L’intérêt d’Alfarabi pour la réalisation ne concerne pas seulement le salut de la personne, mais également celui de la communauté entière, le salut social et politique. De surcroît, son intérêt ne porte pas sur une seule cité, nation ou communauté, mais sur l’humanité entière et les hommes civilisés de partout. Tels sont les principaux sujets de sa science ou philosophie politique.

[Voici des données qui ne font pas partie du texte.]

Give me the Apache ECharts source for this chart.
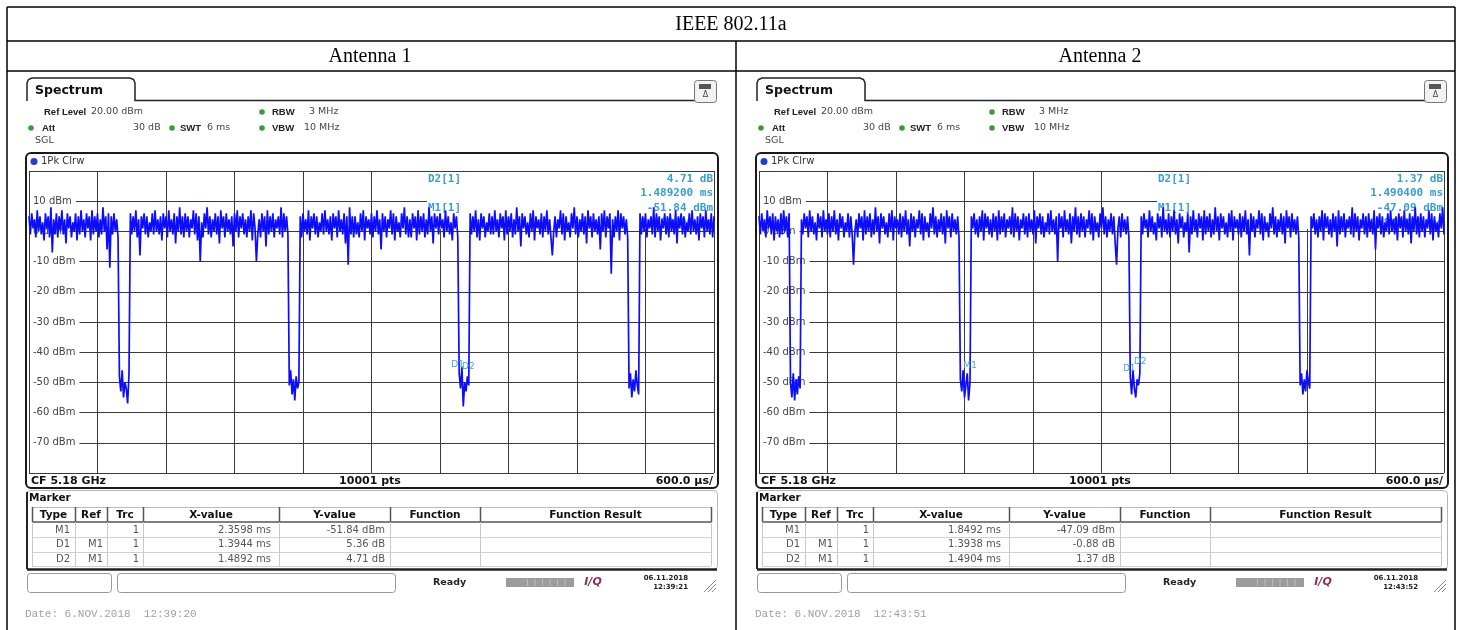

Le fait même qu’Alfarabi fasse de la philosophie politique, qui traite de la vie publique de l’homme dans les cités, les nations et les communautés religieuses, l’une des préoccupations centrales, et sans doute la préoccupation centrale de sa philosophie, signifie qu’il n’était pas satisfait de l’approche différente qui dominait chez les premiers philosophes musulmans et leurs prédécesseurs néoplatoniciens des époques gréco-romaines : un intérêt pour le salut personnel ou privé publique, et pour l’action publique dans la mesure seulement où elle mène à la vertu et au salut privé.
(…)
Négliger la philosophie politique est dommageable autant à la qualité de la philosophie qu’à celle de la vie publique. Cela conduit à un horizon étroit pour la communauté, à l’appauvrissement des discussions publiques sur les objectifs et les formes alternatives de la vie publique, à la résignation, à l’absence de discours rationnel sur les questions publiques, et, au-delà à une limitation du choix offert au citoyen, réduit dès lors à un conservatisme hargneux et une fois aveugle dans la tradition d’une part, et à une poursuite destructrice du changement pour le changement d’autre part. La communauté en vient à être dépourvue des éclairages nécessaires sur les différentes formes de gouvernement, la façon dont elles se transforment, et le moyen de les améliorer. C’est le prix que la communauté paie quand la philosophie tourne le dos à la vie publique. (pp. 87-89)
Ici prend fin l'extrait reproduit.